Frente a ese universo de desbordadas y líricas expectativas, la situación económica familiar es una catástrofe. “Hemos pasado ocho meses muy duros, estamos en la ruina y cargados de deudas que tengo qué pagar de aquí a diciembre para empezar el otro libro (“El otoño del patriarca”) en enero”, le escribe a Fuentes. Le insiste en que toda la vida ha trabajado como un burro para ganar dinero, “y no he podido aprender a arreglármelas para escribir mis libros, que a partir de este momento es lo único que me interesa”. Remata aseverando que los temas que vagan por su cabeza como fantasmas del insomnio corren el riesgo de pudrirse en una agencia de publicidad. “Y yo aquí encerrado, sin tener con quién hablar, con estos cabrones Buendías que me han costado media vida”.
Con las noticias recientes que también a la Inteligencia Artificial le parece que “Cien años de soledad” es uno de los diez mejores libros de la historia y que los días están contados para que la serie se estrene en Netflix, viene a cuento esta copiosa memoria postal que aparece en el libro “Las cartas del boom” (Alfaguara, 2023), cuya lectura recomiendo con la mano en el pecho. Quienes fueran los mejores amigos de entonces, García Márquez y Vargas Llosa, se separaron ideológicamente en el marco del IV Congreso Hispanoamericano de Narrativa, realizado en Cali del 14 al 17 de agosto de 1974 con la presencia del peruano y gracias al perrenque de Gustavo Álvarez Gardeazábal. La amistad se eclipsaría para siempre dos años después en un teatro mexicano, con un puño de Vargas Llosa y un fotografiado ojo cárdeno de Gabo.
Otros libros, como “Tras las claves de Melquíades”, de Eligio García Márquez, y “No moriré del todo. Gabriel García Márquez”, de Conrado Zuluaga (Luna Libros) han contado el viacrucis de parto de la novela, hasta su alumbramiento en Buenos Aires, el 5 de junio de 1967. La remesa con las cuartillas mecanografiadas había llegado a la capital argentina dividida en dos envíos, pues no les alcanzaba la plata para pagar el peso completo y tuvieron que empeñar lo poco que quedaba en la casa. Es famosa la frase de Mercedes, a quien, según García Márquez, esa fidelidad ímproba al talento de su esposo le había costado una úlcera gástrica: “Ahora lo único que falta es que esta novela sea mala”.

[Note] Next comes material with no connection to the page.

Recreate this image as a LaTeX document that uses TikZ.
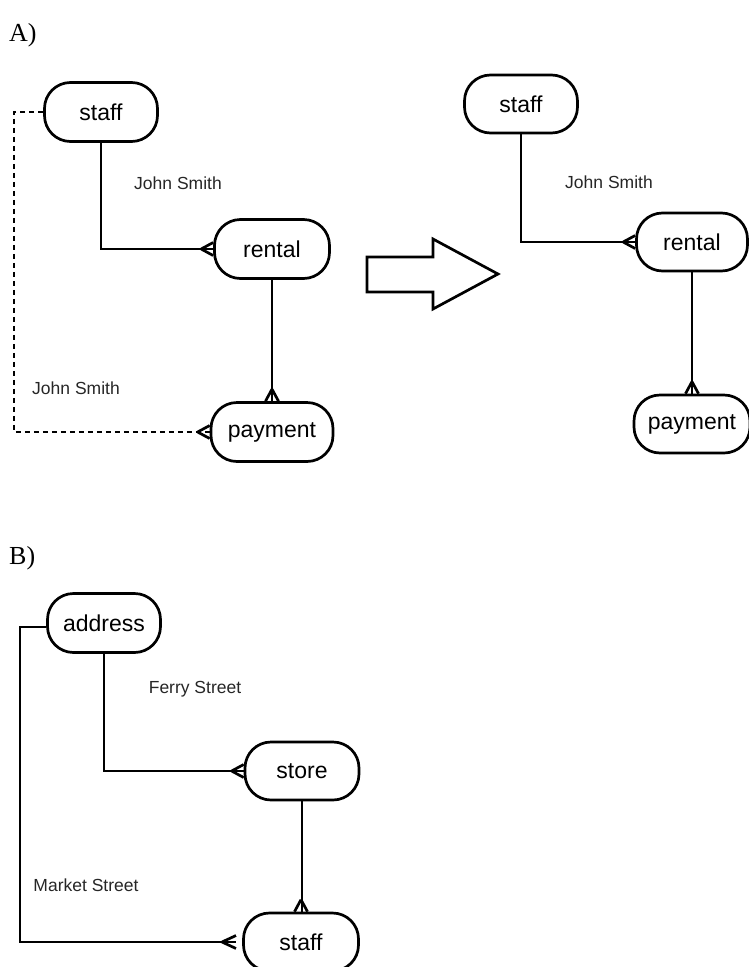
\documentclass[tikz,border=0pt]{standalone}
\usepackage{fontspec}
\setmainfont{Liberation Serif}
\newfontfamily\nodefont{Liberation Sans}
\usetikzlibrary{calc}
\tikzset{
  ent/.style={draw, line width=2.7pt, rounded corners=26pt, inner sep=0pt,
    minimum height=59pt, font=\nodefont\fontsize{23}{26}\selectfont},
  conn/.style={line width=2.7pt},
  dconn/.style={line width=2.7pt, dash pattern=on 5pt off 4pt},
  lbl/.style={font=\nodefont\fontsize{17.5}{20}\selectfont, text=black!85, inner sep=0pt},
  sec/.style={font=\fontsize{26}{30}\selectfont, inner sep=0pt, anchor=base west}
}
\newcommand\crowfootW[1]{%
  \draw[conn] ($(#1.west)+(-12,0)$) -- ($(#1.west)+(0,-6.5)$);
  \draw[conn] ($(#1.west)+(-12,0)$) -- ($(#1.west)+(0,6.5)$);}
\newcommand\crowfootN[1]{%
  \draw[conn] ($(#1.north)+(0,-12)$) -- ($(#1.north)+(-6.5,0)$);
  \draw[conn] ($(#1.north)+(0,-12)$) -- ($(#1.north)+(6.5,0)$);}
\begin{document}
\begin{tikzpicture}[x=1pt,y=-1pt]
\useasboundingbox (0,0) rectangle (748,967);
% section labels
\node[sec] (secA) at (9,41) {A)};
\node[sec] (secB) at (9,564) {B)};
% ---------- A left ----------
\node[ent, minimum width=113pt] (staffA) at (101,112) {staff};
\node[ent, minimum width=115pt] (rentalA) at (272,249) {rental};
\node[ent, minimum width=122pt] (paymentA) at (272,432) {payment};
\draw[conn] (staffA.south) |- (rentalA.west);
\crowfootW{rentalA}
\draw[conn] (rentalA.south) -- (paymentA.north);
\crowfootN{paymentA}
\coordinate (dA) at (14,112);
\draw[dconn] (staffA.west) -- (dA) |- (paymentA.west);
\crowfootW{paymentA}
\node[lbl] (lblA1) at (178,183) {John Smith};
\node[lbl] (lblA2) at (76,388) {John Smith};
% big arrow
\draw[line width=2.7pt, line join=miter] (367,257) -- (433,257) -- (433,239) -- (498,274) -- (433,309) -- (433,292) -- (367,292) -- cycle;
% ---------- A right ----------
\node[ent, minimum width=113pt, minimum height=58pt] (staffR) at (521,104) {staff};
\node[ent, minimum width=111pt, minimum height=58pt] (rentalR) at (692,242) {rental};
\node[ent, minimum width=116pt, minimum height=58pt] (paymentR) at (692,424) {payment};
\draw[conn] (staffR.south) |- (rentalR.west);
\crowfootW{rentalR}
\draw[conn] (rentalR.south) -- (paymentR.north);
\crowfootN{paymentR}
\node[lbl] (lblR) at (609,182) {John Smith};
% ---------- B ----------
\node[ent, minimum width=113pt] (addrB) at (104,623) {address};
\node[ent, minimum width=114pt, minimum height=58pt] (storeB) at (302,771) {store};
\node[ent, minimum width=115pt, minimum height=58pt] (staffB) at (301,942) {staff};
\draw[conn] (addrB.south) |- (storeB.west);
\crowfootW{storeB}
\draw[conn] (storeB.south) -- (storeB.south |- staffB.north);
\crowfootN{staffB}
\coordinate (bL) at (20,627);
\coordinate (bE) at (236,942);
\draw[conn] ($(addrB.west)+(0,4)$) -- (bL) |- (bE);
\draw[conn] ($(bE)+(-14,0)$) -- ($(bE)+(0,-6.5)$);
\draw[conn] ($(bE)+(-14,0)$) -- ($(bE)+(0,6.5)$);
\node[lbl] (lblB1) at (195,689) {Ferry Street};
\node[lbl] (lblB2) at (86,885) {Market Street};
\end{tikzpicture}
\end{document}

El recuento hecho aquí es un vistazo de vértigo al oficio de escribir, que ahora le quemaba los dedos a García Márquez al pensar en la novela del dictador. No estaba dispuesto a escribirla en las condiciones azarosas de su obra maestra. El éxito colosal y pecuniario ya asomaba en lontananza –firmaría el contrato con la editorial argentina el 10 de septiembre de 1966: una vez publicada, la novela alcanzaría ocho ediciones en 14 meses–, rondaban los ángeles de los anticipos (en adelanto van estos 500 dólares) y por primera vez en esa época de crudeza, podía abrigar la esperanza que Carmen Balcells le guardara todo el dinero en Barcelona y no tener que volver a vivir esa angustia terminal.
Y seguir escribiendo…
Escribir para no morir.
“¡Lo que quiero es escribir, carajo! –le había manifestado a Fuentes–. Fíjate que los últimos días de “Cien años de Soledad” empecé a hacerme el pendejo, y quería seguir escribiéndola toda la vida, en cien tomos, para no tener que enfrentarme otra vez a la pinche realidad cotidiana”.